Aquí la fotillo que debió tomar mi hermano Alvaro -que ahora me cruza la calle cada día, con el resto del pelotón de queridos fugados- tomada en un murete de Pedraza (Segovia, España, Europa, La Tierra, Vía Láctea).
Uno de esos lugares con historia y arquitectura que ha sabido, tal vez por su proximidad a Madrid, hacer su marketing boca oido fácil de resumir: una plaza, como muchas y no tan bella como algunas, los restos de un castillo pésimamente mantenido, un imponente portón de acceso a la villa y bonitas callejuelas por donde sábados, domingos, festivos y vacacionales emerge un olorcillo mezcla de asado de cordero y emanaciones de judión cocido.
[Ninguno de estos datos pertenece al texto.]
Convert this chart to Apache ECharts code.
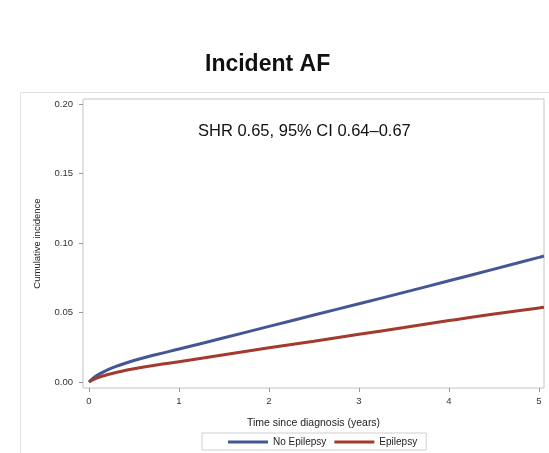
<!DOCTYPE html>
<html><head><meta charset="utf-8">
<script src="https://cdn.jsdelivr.net/npm/echarts@6/dist/echarts.min.js"></script>
<style>html,body{margin:0;padding:0;background:#fff}#c{width:549px;height:453px}</style>
</head><body><div id="c"></div>
<script>
const times = [0, 0.05, 0.1, 0.2, 0.3, 0.5, 0.75, 1, 1.5, 2, 2.5, 3, 3.5, 4, 4.5, 5, 5.055];
const noEpilepsy = [0, 0.003, 0.0052, 0.0086, 0.0112, 0.0155, 0.0198, 0.0237, 0.0318, 0.0400, 0.0482, 0.0563, 0.0645, 0.0728, 0.0812, 0.0897, 0.0907];
const epilepsy = [0, 0.0018, 0.0032, 0.0052, 0.0068, 0.0095, 0.0122, 0.0146, 0.0196, 0.0246, 0.0294, 0.0343, 0.0392, 0.0442, 0.0490, 0.0533, 0.0538];
const xTicks = [0, 1, 2, 3, 4, 5];
const yTicks = [0, 0.05, 0.10, 0.15, 0.20];
const seriesNames = ['No Epilepsy', 'Epilepsy'];
const titleText = 'Incident AF';
const noteText = 'SHR 0.65, 95% CI 0.64\u20130.67';

const font = 'Arial, "Liberation Sans", sans-serif';
const chart = echarts.init(document.getElementById('c'), null, {renderer: 'canvas'});
const pairs = (xs, ys) => xs.map((x, i) => [x, ys[i]]);
chart.setOption({
  animation: false,
  backgroundColor: '#fff',
  title: {text: titleText, left: 200, top: 48,
    textStyle: {fontFamily: font, fontSize: 23, fontWeight: 'bold', color: '#111'}},
  graphic: [
    {type: 'rect', left: 18, top: 90, shape: {width: 545, height: 361},
     style: {fill: 'none', stroke: '#e2e2e2', lineWidth: 1}, silent: true, z: -1},
    {type: 'text', left: 198, top: 123,
     style: {text: noteText, font: '16.5px ' + font, fill: '#111'}}
  ],
  legend: {
    data: seriesNames, left: 202, top: 433, itemWidth: 40, itemHeight: 3, itemGap: 8,
    icon: 'rect',
    borderColor: '#cfcfcf', borderWidth: 1, padding: [4, 9, 3, 26],
    textStyle: {fontFamily: font, fontSize: 10, color: '#222'}
  },
  grid: {left: 83, top: 99, width: 461, height: 289, show: true, borderColor: '#c4c4c4', borderWidth: 1,
    outerBoundsMode: 'none', containLabel: false},
  xAxis: {
    type: 'value', min: -0.0667, max: 5.0556,
    name: 'Time since diagnosis (years)', nameLocation: 'middle', nameGap: 30,
    nameTextStyle: {fontFamily: font, fontSize: 10.5, color: '#222'},
    axisLine: {show: false, onZero: false},
    axisTick: {show: true, length: 4, lineStyle: {color: '#999'}, customValues: xTicks},
    axisLabel: {customValues: xTicks, margin: 8, fontFamily: font, fontSize: 9.5, color: '#333'},
    splitLine: {show: false}
  },
  yAxis: {
    type: 'value', min: -0.0043, max: 0.2036,
    name: 'Cumulative incidence', nameLocation: 'middle', nameGap: 41,
    nameTextStyle: {fontFamily: font, fontSize: 9.5, color: '#222'},
    axisLine: {show: false, onZero: false},
    axisTick: {show: true, length: 4, lineStyle: {color: '#999'}, customValues: yTicks},
    axisLabel: {customValues: yTicks, margin: 10, fontFamily: font, fontSize: 9.5, color: '#333',
      formatter: v => v.toFixed(2)},
    splitLine: {show: false}
  },
  series: [
    {name: seriesNames[0], type: 'line', data: pairs(times, noEpilepsy), smooth: true,
     symbol: 'none', lineStyle: {color: '#445694', width: 3}, itemStyle: {color: '#445694'}},
    {name: seriesNames[1], type: 'line', data: pairs(times, epilepsy), smooth: true,
     symbol: 'none', lineStyle: {color: '#A23A2E', width: 3}, itemStyle: {color: '#A23A2E'}}
  ]
});
</script></body></html>
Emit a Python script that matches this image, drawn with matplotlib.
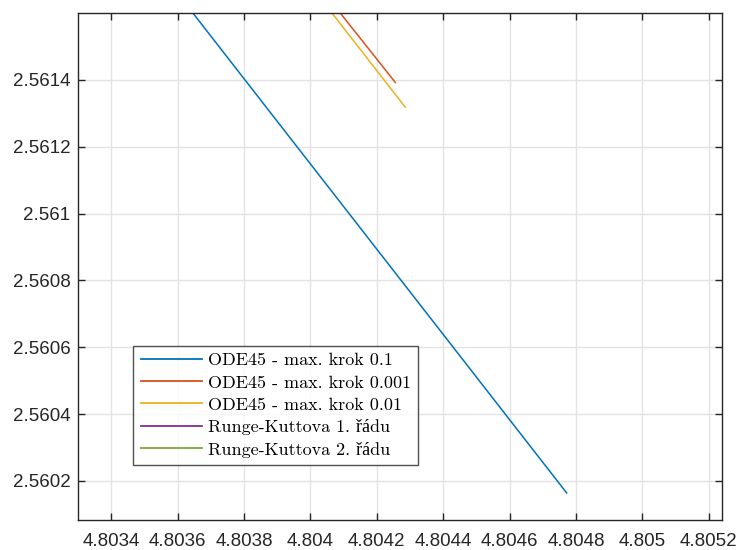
import matplotlib
matplotlib.use("Agg")
import matplotlib.pyplot as plt

# Data (visible segments)
ode45_01_x = [4.803646, 4.804772]
ode45_01_y = [2.561600, 2.560164]
ode45_0001_x = [4.804090, 4.804256]
ode45_0001_y = [2.561600, 2.561392]
ode45_001_x = [4.804065, 4.804286]
ode45_001_y = [2.561600, 2.561318]
rk1_x, rk1_y = [], []
rk2_x, rk2_y = [], []

labels = ["ODE45 - max. krok 0.1", "ODE45 - max. krok 0.001", "ODE45 - max. krok 0.01",
          "Runge-Kuttova 1. řádu", "Runge-Kuttova 2. řádu"]
colors = ["#0072BD", "#D95319", "#EDB120", "#7E2F8E", "#77AC30"]

xticks = [4.8034, 4.8036, 4.8038, 4.8040, 4.8042, 4.8044, 4.8046, 4.8048, 4.8050, 4.8052]
xticklabels = ["4.8034", "4.8036", "4.8038", "4.804", "4.8042", "4.8044", "4.8046", "4.8048", "4.805", "4.8052"]
yticks = [2.5602, 2.5604, 2.5606, 2.5608, 2.5610, 2.5612, 2.5614]
yticklabels = ["2.5602", "2.5604", "2.5606", "2.5608", "2.561", "2.5612", "2.5614"]

plt.rcParams['font.family'] = ['Liberation Sans', 'DejaVu Sans']

fig = plt.figure(figsize=(7.43, 5.5), dpi=100)
ax = fig.add_axes([78/743, 30/550, 644/743, 507/550])

series = [(ode45_01_x, ode45_01_y), (ode45_0001_x, ode45_0001_y), (ode45_001_x, ode45_001_y),
          (rk1_x, rk1_y), (rk2_x, rk2_y)]
for (xs, ys), c, lab in zip(series, colors, labels):
    ax.plot(xs, ys, color=c, lw=1.1, label=lab)

ax.set_xlim(4.80330, 4.80524)
ax.set_ylim(2.560083, 2.56160)
ax.set_xticks(xticks)
ax.set_xticklabels(xticklabels)
ax.set_yticks(yticks)
ax.set_yticklabels(yticklabels)

ax.grid(True, color="#e3e3e3", lw=1.0)
ax.set_axisbelow(True)
for s in ax.spines.values():
    s.set_color("#262626")
    s.set_linewidth(1.0)
ax.tick_params(direction="in", length=5, width=1.0, colors="#262626",
               top=True, right=True, labelsize=13.5)
ax.tick_params(axis="x", pad=9)
ax.tick_params(axis="y", pad=5.5)
for lbl in ax.get_xticklabels() + ax.get_yticklabels():
    lbl.set_color("#262626")

leg = ax.legend(loc="lower left", bbox_to_anchor=(0.0859, 0.1085), borderaxespad=0,
                prop={"family": ["cmr10", "Liberation Serif"], "size": 13},
                frameon=True, fancybox=False, edgecolor="#262626",
                handlelength=3.4, labelspacing=0.36, borderpad=0.4, handletextpad=0.35)
leg.get_frame().set_linewidth(1.0)
for ln in leg.get_lines():
    ln.set_linewidth(1.3)

fig.savefig("out.png", dpi=100)
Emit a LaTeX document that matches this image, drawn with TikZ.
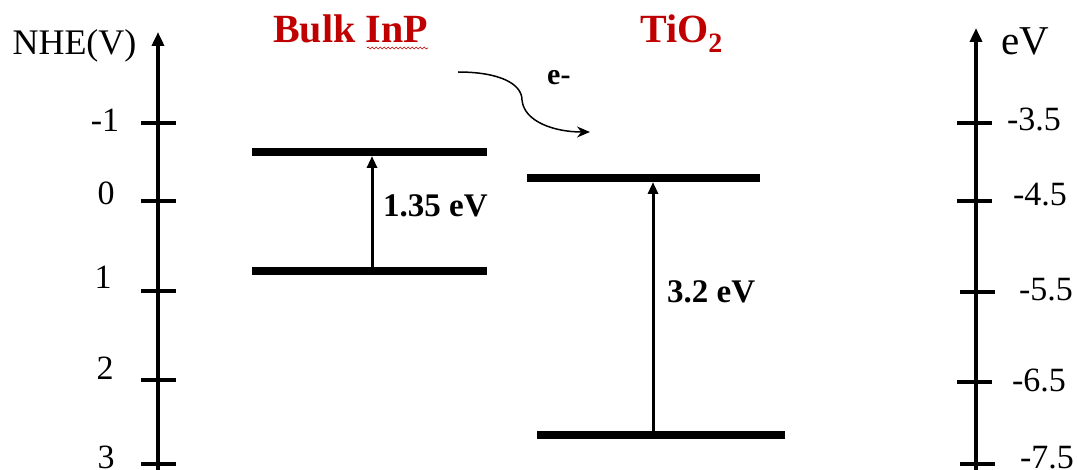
\documentclass[tikz,border=0pt]{standalone}
\usepackage{fontspec}
\setmainfont{Liberation Serif}
\usetikzlibrary{arrows.meta,decorations.pathmorphing}
\definecolor{titlered}{RGB}{192,0,0}
\tikzset{
  axisline/.style={line width=4pt,-{Triangle[length=14pt,width=12pt]}},
  tickline/.style={line width=4pt},
  level/.style={line width=8pt},
  gaparrow/.style={line width=3pt,-{Triangle[length=12pt,width=10pt]}},
  axlabel/.style={inner sep=0pt,font=\fontsize{34}{40}\selectfont},
  gaplabel/.style={inner sep=0pt,anchor=west,font=\fontsize{33}{38}\selectfont\bfseries},
  titlelabel/.style={inner sep=0pt,text=titlered,font=\fontsize{40}{46}\selectfont\bfseries},
  flow/.style={line width=1.5pt,-{Stealth[length=13pt,width=11pt]}}
}
\begin{document}
\begin{tikzpicture}[x=1pt,y=-1pt]
\useasboundingbox (0,0) rectangle (1078,470);
% left axis
\coordinate (LB) at (158,480);
\coordinate (LT) at (158,32);
\draw[axisline] (LB) -- (LT);
\foreach \y/\n in {123/a,201/b,291/c,380/d,464/e}{
  \coordinate (lt\n1) at (141,\y);
  \coordinate (lt\n2) at (176,\y);
  \draw[tickline] (lt\n1) -- (lt\n2);
}
\node[axlabel,anchor=base,font=\fontsize{36}{42}\selectfont] (nhe) at (74.5,55) {NHE(V)};
\node[axlabel] (lm1) at (105,120) {-1};
\node[axlabel] (l0) at (106,193) {0};
\node[axlabel] (l1) at (103,277) {1};
\node[axlabel] (l2) at (105,368) {2};
\node[axlabel] (l3) at (106,457) {3};
% right axis
\coordinate (RB) at (976,480);
\coordinate (RT) at (976,28);
\draw[axisline] (RB) -- (RT);
\foreach \y/\n/\xa/\xb in {123/a/957/992,201/b/957/992,292/c/960/995,382/d/957/992,464/e/960/995}{
  \coordinate (rt\n1) at (\xa,\y);
  \coordinate (rt\n2) at (\xb,\y);
  \draw[tickline] (rt\n1) -- (rt\n2);
}
\node[axlabel,anchor=base,font=\fontsize{41}{46}\selectfont] (ev) at (1025,55) {eV};
\node[axlabel] (r35) at (1034,119) {-3.5};
\node[axlabel] (r45) at (1040,195) {-4.5};
\node[axlabel] (r55) at (1046,290) {-5.5};
\node[axlabel] (r65) at (1039,380) {-6.5};
\node[axlabel] (r75) at (1047,458) {-7.5};
% titles
\node[titlelabel,anchor=base] (inp) at (350.5,43) {Bulk InP};
\draw[titlered,line width=0.6pt,decorate,decoration={snake,amplitude=1pt,segment length=4pt}]
  (367,48) coordinate (sq1) -- (428,48) coordinate (sq2);
\node[titlelabel,anchor=base west] (tio) at (640,43) {TiO\textsubscript{2}};
% InP levels
\coordinate (icb1) at (252,152); \coordinate (icb2) at (487,152);
\coordinate (ivb1) at (252,271); \coordinate (ivb2) at (487,271);
\draw[level] (icb1) -- (icb2);
\draw[level] (ivb1) -- (ivb2);
\coordinate (iga) at (372,271); \coordinate (igb) at (372,156);
\draw[gaparrow] (iga) -- (igb);
\node[gaplabel] (g1) at (383,206) {1.35 eV};
% TiO2 levels
\coordinate (tcb1) at (527,178); \coordinate (tcb2) at (760,178);
\coordinate (tvb1) at (537,435); \coordinate (tvb2) at (785,435);
\draw[level] (tcb1) -- (tcb2);
\draw[level] (tvb1) -- (tvb2);
\coordinate (tga) at (653,435); \coordinate (tgb) at (653,182);
\draw[gaparrow] (tga) -- (tgb);
\node[gaplabel] (g2) at (667,292) {3.2 eV};
% electron transfer
\coordinate (es) at (458,72);
\coordinate (em) at (522,100);
\coordinate (ee) at (590,132);
\draw[flow] (es) .. controls (500,72) and (522,84) .. (em) .. controls (524,122) and (555,132) .. (ee);
\node[inner sep=0pt,anchor=base west,font=\fontsize{30}{34}\selectfont\bfseries] (el) at (547,85) {e-};
\end{tikzpicture}
\end{document}
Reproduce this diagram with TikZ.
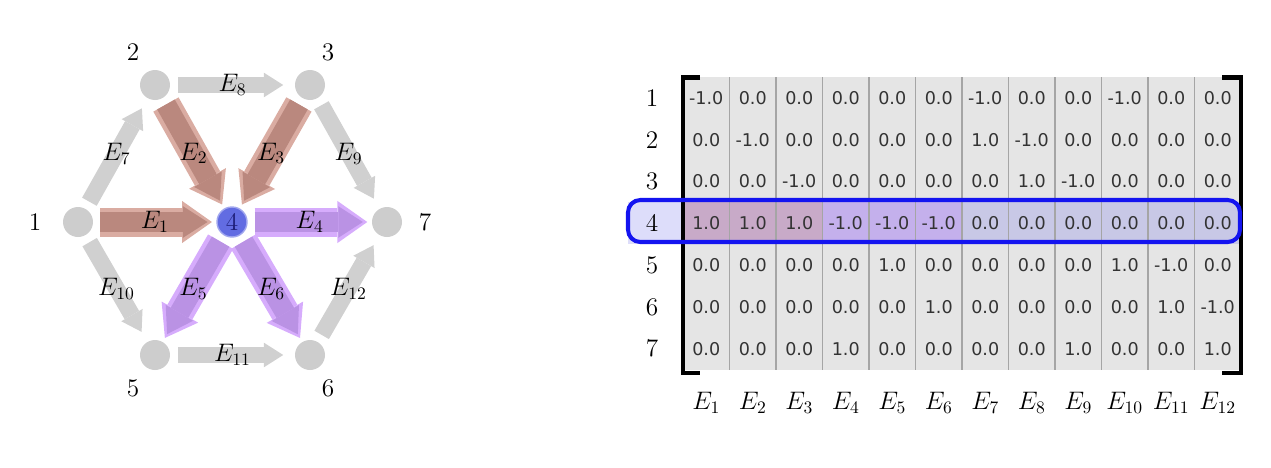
\documentclass[tikz,border=0pt]{standalone}
\usepackage{fontspec}
\newfontfamily\cellfont{DejaVu Sans}
\usetikzlibrary{arrows.meta}
\definecolor{nodegray}{RGB}{205,205,205}
\definecolor{edgegray}{RGB}{208,208,208}
\definecolor{brownout}{RGB}{218,172,162}
\definecolor{brownin}{RGB}{186,136,126}
\definecolor{purpout}{RGB}{214,172,252}
\definecolor{purpin}{RGB}{186,146,228}
\definecolor{hubblue}{RGB}{98,108,226}
\definecolor{hubtext}{RGB}{30,30,120}
\definecolor{cellgray}{RGB}{229,229,229}
\definecolor{divgray}{RGB}{165,165,165}
\definecolor{rowin}{RGB}{200,170,200}
\definecolor{rowout}{RGB}{196,176,236}
\definecolor{rowrest}{RGB}{200,200,230}
\definecolor{rowlabel}{RGB}{221,221,250}
\definecolor{framblue}{RGB}{20,20,240}
\begin{document}
\begin{tikzpicture}[x=0.02cm, y=-0.02cm,
    vertex/.style={circle, fill=nodegray, minimum size=0.6cm, inner sep=0pt},
    hub/.style={circle, fill=hubblue, draw=hubblue!60, line width=0.8pt, minimum size=0.6cm, inner sep=0pt, text=hubtext, font=\Large},
    vlabel/.style={font=\Large},
    elabel/.style={midway, font=\Large},
    gedge/.style={draw=edgegray, line width=9.5pt, -{Triangle[length=11pt,width=14pt,line width=0pt]}, shorten <=4.5pt, shorten >=6.5pt},
    inedge/.style={draw=brownin, line width=11.5pt, -{Triangle[length=14pt,width=18pt,line width=0pt]}, shorten <=4pt, shorten >=5pt,
        preaction={draw=brownout, line width=16.5pt, -{Triangle[length=17pt,width=24pt,line width=0pt]}, shorten <=4pt, shorten >=2.5pt}},
    outedge/.style={draw=purpin, line width=11.5pt, -{Triangle[length=14pt,width=18pt,line width=0pt]}, shorten <=4pt, shorten >=5pt,
        preaction={draw=purpout, line width=16.5pt, -{Triangle[length=17pt,width=24pt,line width=0pt]}, shorten <=4pt, shorten >=2.5pt}},
    cell/.style={font=\cellfont\fontsize{10pt}{12pt}\selectfont, text=black!80, inner sep=0pt}]
    \useasboundingbox (0,0) rectangle (1271,467);

    % graph
    \node[vertex] (n1) at (78,222) {};
    \node[vertex] (n2) at (155,85) {};
    \node[vertex] (n3) at (310,85) {};
    \node[hub] (n4) at (232,222) {4};
    \node[vertex] (n5) at (155,355) {};
    \node[vertex] (n6) at (310,355) {};
    \node[vertex] (n7) at (387,222) {};
    \node[vlabel] (l1) at (35,222) {1};
    \node[vlabel] (l2) at (133,52) {2};
    \node[vlabel] (l3) at (328,52) {3};
    \node[vlabel] (l5) at (133,388) {5};
    \node[vlabel] (l6) at (328,388) {6};
    \node[vlabel] (l7) at (425,222) {7};

    \draw[gedge] (n1) -- (n2) node[elabel] {$E_7$};
    \draw[gedge] (n2) -- (n3) node[elabel] {$E_8$};
    \draw[gedge] (n3) -- (n7) node[elabel] {$E_9$};
    \draw[gedge] (n1) -- (n5) node[elabel] {$E_{10}$};
    \draw[gedge] (n5) -- (n6) node[elabel] {$E_{11}$};
    \draw[gedge] (n6) -- (n7) node[elabel] {$E_{12}$};
    \draw[inedge] (n1) -- (n4) node[elabel] {$E_1$};
    \draw[inedge] (n2) -- (n4) node[elabel] {$E_2$};
    \draw[inedge] (n3) -- (n4) node[elabel] {$E_3$};
    \draw[outedge] (n4) -- (n7) node[elabel] {$E_4$};
    \draw[outedge] (n4) -- (n5) node[elabel] {$E_5$};
    \draw[outedge] (n4) -- (n6) node[elabel] {$E_6$};

    % incidence matrix
    \fill[cellgray] (683,77) rectangle (1241,369.6);
    \fill[rowlabel] (628,202.4) rectangle (683,244.2);
    \fill[rowin] (683,202.4) rectangle (822.5,244.2);
    \fill[rowout] (822.5,202.4) rectangle (962,244.2);
    \fill[rowrest] (962,202.4) rectangle (1241,244.2);
    \foreach \c in {1,...,11}
        \draw[divgray, line width=1.1pt] (683+46.5*\c,77) -- (683+46.5*\c,369.6);
    \foreach \vals [count=\r] in {
        {-1.0,0.0,0.0,0.0,0.0,0.0,-1.0,0.0,0.0,-1.0,0.0,0.0},
        {0.0,-1.0,0.0,0.0,0.0,0.0,1.0,-1.0,0.0,0.0,0.0,0.0},
        {0.0,0.0,-1.0,0.0,0.0,0.0,0.0,1.0,-1.0,0.0,0.0,0.0},
        {1.0,1.0,1.0,-1.0,-1.0,-1.0,0.0,0.0,0.0,0.0,0.0,0.0},
        {0.0,0.0,0.0,0.0,1.0,0.0,0.0,0.0,0.0,1.0,-1.0,0.0},
        {0.0,0.0,0.0,0.0,0.0,1.0,0.0,0.0,0.0,0.0,1.0,-1.0},
        {0.0,0.0,0.0,1.0,0.0,0.0,0.0,0.0,1.0,0.0,0.0,1.0}} {
        \node[vlabel] (r\r) at (652,56.1+41.8*\r) {\r};
        \foreach \v [count=\c] in \vals
            \node[cell] (m\r-\c) at (659.75+46.5*\c,56.1+41.8*\r) {\v};
    }
    \foreach \c in {1,...,12}
        \node[vlabel] (e\c) at (659.75+46.5*\c,403) {$E_{\c}$};

    \draw[line width=2.3pt] (700,77.5) -- (683,77.5) -- (683,373) -- (700,373);
    \draw[line width=2.3pt] (1222,77.5) -- (1241,77.5) -- (1241,373) -- (1222,373);
    \draw[framblue, line width=2.3pt, rounded corners=7pt] (628,200) rectangle (1240,242);
\end{tikzpicture}
\end{document}
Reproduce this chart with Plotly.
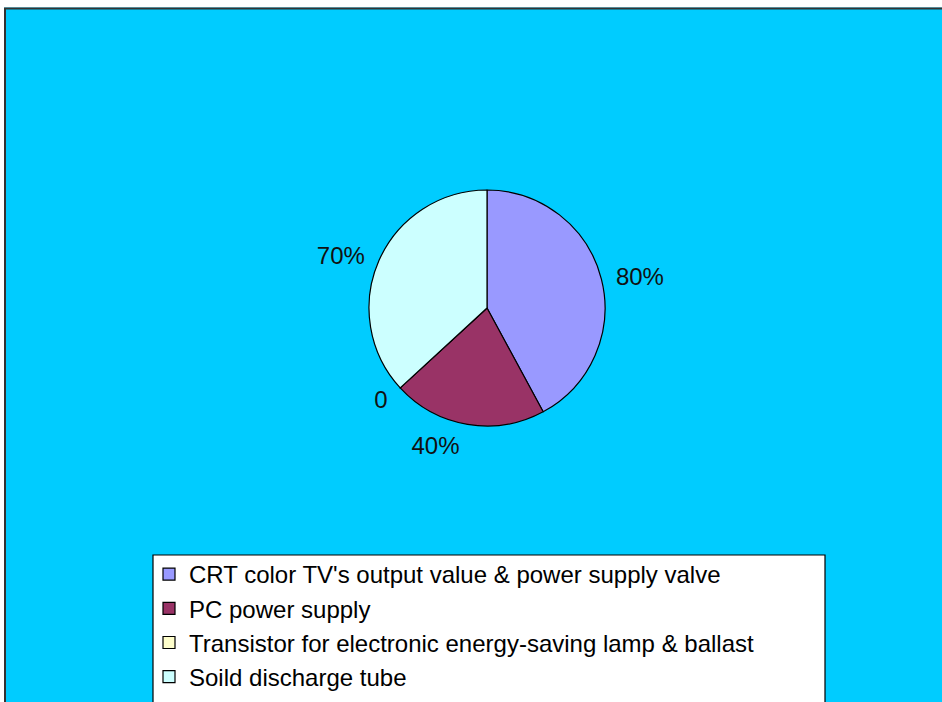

En la foto, mi hija Elena salta a mis brazos. Ahora, cuarenta años después, su tía Marujilla la ha recuperado para ella y ella para mí, por el día del padre, titulando el momento, un átomo de vida, "Cuando crees que puedes volar". Ella lo creía entonces y yo también: ella volaba a mis brazos, yo en ala delta.
Era un tiempo de recuperación, de intento de persistir en el empeño, de tratar de que no escapara la nave a la deriva. Entonces no era fácil volar y se había abierto un paréntesis de vida, un tiempo muerto de año y medio donde definitivamente se enfriaron las brasas del pasado, donde el rescoldo mínimo se apagaba, poco a poco y sin tregua. Ese otoño sembramos vida de nuevo, a ver si era posible reavivarlo aunque sin esperanza en ello. Fue lo más hermoso, como siempre que ocurre el milagro: sin embargo nada pudo sujetar el destino.
Como los ángeles, el aguilucho cenizo o el chorlito carambolo, me tomé a mí mismo a la ligera y creyendo volar me dediqué al picoteo salvaje alimentando la experiencia con prueba error, de aquella manera en que la vida te escoge sin que tú elijas nada.
Sólo cuando pasan más de treinta años volando en tandem, reparas en que todo fue posible gracias a Dios y gracias al tiempo en que volaste sin miedo a estrellarte contra el cielo.